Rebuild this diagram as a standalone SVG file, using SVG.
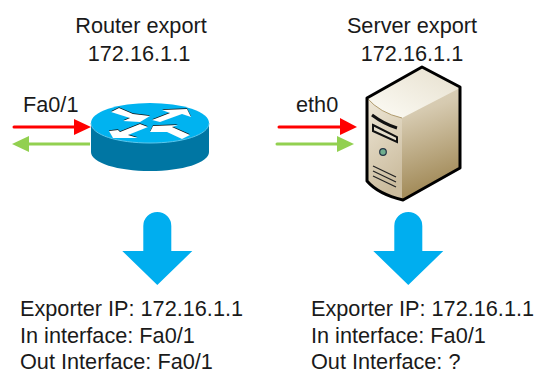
<svg xmlns="http://www.w3.org/2000/svg" width="535" height="371" viewBox="0 0 535 371">
<defs>
<linearGradient id="front" x1="0" y1="0" x2="0.3" y2="1"><stop offset="0" stop-color="#efe8d8"/><stop offset="1" stop-color="#cbbc9e"/></linearGradient>
<linearGradient id="side" x1="0" y1="0" x2="0.25" y2="1"><stop offset="0" stop-color="#e9e2d0"/><stop offset="0.45" stop-color="#d6cab0"/><stop offset="1" stop-color="#a48d5c"/></linearGradient>
<linearGradient id="top" x1="0" y1="1" x2="1" y2="0"><stop offset="0" stop-color="#fdfcf6"/><stop offset="1" stop-color="#e6dfcd"/></linearGradient>
<path id="down" d="M-14 -34V-59A14 14 0 0 1 14 -59V-34H35L0 0L-35 -34Z" fill="#00aeef"/>
<g id="ra">
<path d="M111 112L119 108L133 114L150 116L140 122L123 121L130 118Z"/>
<path d="M152 120L170 113L162 110L187 109L191 117L182 114L160 122Z"/>
<path d="M109 131L113 138L138 138L128 135L148 127L140 124L120 132L118 130Z"/>
<path d="M150 132L167 132L182 139L190 135L172 127L178 125L153 126Z"/>
</g>
</defs>
<style>
text{font-family:"Liberation Sans",Arial,sans-serif;font-size:21.700px;fill:#1a1a1a}
.m{text-anchor:middle}
</style>
<g id="router-label"><text class="m" x="141" y="33">Router export</text><text class="m" x="139" y="61">172.16.1.1</text></g>
<g id="server-label"><text class="m" x="412" y="33">Server export</text><text class="m" x="412" y="61">172.16.1.1</text></g>
<g id="router">
<path d="M91 123V152C91 163 118 171 150 171C182 171 209 163 209 152V123Z" fill="#0076a3"/>
<ellipse cx="150" cy="123" rx="59" ry="20" fill="#00b3f0"/>
<path d="M91 123C91 135 118 143 150 143C182 143 209 135 209 123" fill="none" stroke="#5cc8ee" stroke-width="1"/>
<use href="#ra" x="0" y="-0.800" fill="#111"/>
<use href="#ra" fill="#fff"/>
</g>
<g id="server">
<path d="M367 98L422 67L460 88V167L403 200L367 181Z" fill="url(#side)"/>
<path d="M367 98Q380 113 402 118V199Q378 194 367 181Z" fill="url(#front)"/>
<path d="M367 98L422 67L460 88L402 118Q380 113 367 98Z" fill="url(#top)"/>
<path d="M367 98Q380 113 402 118" fill="none" stroke="#b09b6e" stroke-width="1"/>
<path d="M422 67L460 87V168L403 200Q378 194 367 181V98Z" fill="none" stroke="#000" stroke-width="3" stroke-linejoin="round"/>
<path d="M372 115Q384 124 397 128" fill="none" stroke="#111" stroke-width="3"/>
<path d="M373 125L397 137V142L373 131Z" fill="#e6dfcd" stroke="#111" stroke-width="2"/>
<circle cx="383" cy="152" r="3.300" fill="#6fae8f" stroke="#234" stroke-width="1.200"/>
<path d="M373 166L396 177M373 171L396 182M373 176L396 187" stroke="#222" stroke-width="1.300" fill="none"/>
</g>
<g id="connectors">
<path d="M14 127H75" stroke="#f00" stroke-width="3" stroke-linecap="round"/><path d="M74 119L91 127L74 135Z" fill="#f00"/>
<path d="M90 144H28" stroke="#92d050" stroke-width="3"/><path d="M29 136L12 144L29 152Z" fill="#92d050"/>
<path d="M279 127H340" stroke="#f00" stroke-width="3" stroke-linecap="round"/><path d="M340 118L357 127L340 135Z" fill="#f00"/>
<path d="M277 144H338" stroke="#92d050" stroke-width="3" stroke-linecap="round"/><path d="M337 136L354 144L337 152Z" fill="#92d050"/>
</g>
<g id="arrow-left"><use href="#down" x="157.300" y="285"/></g>
<g id="arrow-right"><use href="#down" x="408.300" y="285"/></g>
<g id="router-if"><text x="23" y="112">Fa0/1</text></g>
<g id="server-if"><text x="296" y="112">eth0</text></g>
<g id="router-info"><text x="20" y="316">Exporter IP: 172.16.1.1</text><text x="20" y="343">In interface: Fa0/1</text><text x="20" y="369">Out Interface: Fa0/1</text></g>
<g id="server-info"><text x="311" y="316">Exporter IP: 172.16.1.1</text><text x="311" y="343">In interface: Fa0/1</text><text x="311" y="369">Out Interface: ?</text></g>
</svg>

The task -
Reproduce every line exactly and omit all pictures.

Written response -
Rebuild this diagram as a standalone SVG file, using SVG.
<svg xmlns="http://www.w3.org/2000/svg" width="535" height="371" viewBox="0 0 535 371">
<defs>
<linearGradient id="front" x1="0" y1="0" x2="0.3" y2="1"><stop offset="0" stop-color="#efe8d8"/><stop offset="1" stop-color="#cbbc9e"/></linearGradient>
<linearGradient id="side" x1="0" y1="0" x2="0.25" y2="1"><stop offset="0" stop-color="#e9e2d0"/><stop offset="0.45" stop-color="#d6cab0"/><stop offset="1" stop-color="#a48d5c"/></linearGradient>
<linearGradient id="top" x1="0" y1="1" x2="1" y2="0"><stop offset="0" stop-color="#fdfcf6"/><stop offset="1" stop-color="#e6dfcd"/></linearGradient>
<path id="down" d="M-14 -34V-59A14 14 0 0 1 14 -59V-34H35L0 0L-35 -34Z" fill="#00aeef"/>
<g id="ra">
<path d="M111 112L119 108L133 114L150 116L140 122L123 121L130 118Z"/>
<path d="M152 120L170 113L162 110L187 109L191 117L182 114L160 122Z"/>
<path d="M109 131L113 138L138 138L128 135L148 127L140 124L120 132L118 130Z"/>
<path d="M150 132L167 132L182 139L190 135L172 127L178 125L153 126Z"/>
</g>
</defs>
<style>
text{font-family:"Liberation Sans",Arial,sans-serif;font-size:21.700px;fill:#1a1a1a}
.m{text-anchor:middle}
</style>
<g id="router-label"><text class="m" x="141" y="33">Router export</text><text class="m" x="139" y="61">172.16.1.1</text></g>
<g id="server-label"><text class="m" x="412" y="33">Server export</text><text class="m" x="412" y="61">172.16.1.1</text></g>
<g id="router">
<path d="M91 123V152C91 163 118 171 150 171C182 171 209 163 209 152V123Z" fill="#0076a3"/>
<ellipse cx="150" cy="123" rx="59" ry="20" fill="#00b3f0"/>
<path d="M91 123C91 135 118 143 150 143C182 143 209 135 209 123" fill="none" stroke="#5cc8ee" stroke-width="1"/>
<use href="#ra" x="0" y="-0.800" fill="#111"/>
<use href="#ra" fill="#fff"/>
</g>
<g id="server">
<path d="M367 98L422 67L460 88V167L403 200L367 181Z" fill="url(#side)"/>
<path d="M367 98Q380 113 402 118V199Q378 194 367 181Z" fill="url(#front)"/>
<path d="M367 98L422 67L460 88L402 118Q380 113 367 98Z" fill="url(#top)"/>
<path d="M367 98Q380 113 402 118" fill="none" stroke="#b09b6e" stroke-width="1"/>
<path d="M422 67L460 87V168L403 200Q378 194 367 181V98Z" fill="none" stroke="#000" stroke-width="3" stroke-linejoin="round"/>
<path d="M372 115Q384 124 397 128" fill="none" stroke="#111" stroke-width="3"/>
<path d="M373 125L397 137V142L373 131Z" fill="#e6dfcd" stroke="#111" stroke-width="2"/>
<circle cx="383" cy="152" r="3.300" fill="#6fae8f" stroke="#234" stroke-width="1.200"/>
<path d="M373 166L396 177M373 171L396 182M373 176L396 187" stroke="#222" stroke-width="1.300" fill="none"/>
</g>
<g id="connectors">
<path d="M14 127H75" stroke="#f00" stroke-width="3" stroke-linecap="round"/><path d="M74 119L91 127L74 135Z" fill="#f00"/>
<path d="M90 144H28" stroke="#92d050" stroke-width="3"/><path d="M29 136L12 144L29 152Z" fill="#92d050"/>
<path d="M279 127H340" stroke="#f00" stroke-width="3" stroke-linecap="round"/><path d="M340 118L357 127L340 135Z" fill="#f00"/>
<path d="M277 144H338" stroke="#92d050" stroke-width="3" stroke-linecap="round"/><path d="M337 136L354 144L337 152Z" fill="#92d050"/>
</g>
<g id="arrow-left"><use href="#down" x="157.300" y="285"/></g>
<g id="arrow-right"><use href="#down" x="408.300" y="285"/></g>
<g id="router-if"><text x="23" y="112">Fa0/1</text></g>
<g id="server-if"><text x="296" y="112">eth0</text></g>
<g id="router-info"><text x="20" y="316">Exporter IP: 172.16.1.1</text><text x="20" y="343">In interface: Fa0/1</text><text x="20" y="369">Out Interface: Fa0/1</text></g>
<g id="server-info"><text x="311" y="316">Exporter IP: 172.16.1.1</text><text x="311" y="343">In interface: Fa0/1</text><text x="311" y="369">Out Interface: ?</text></g>
</svg>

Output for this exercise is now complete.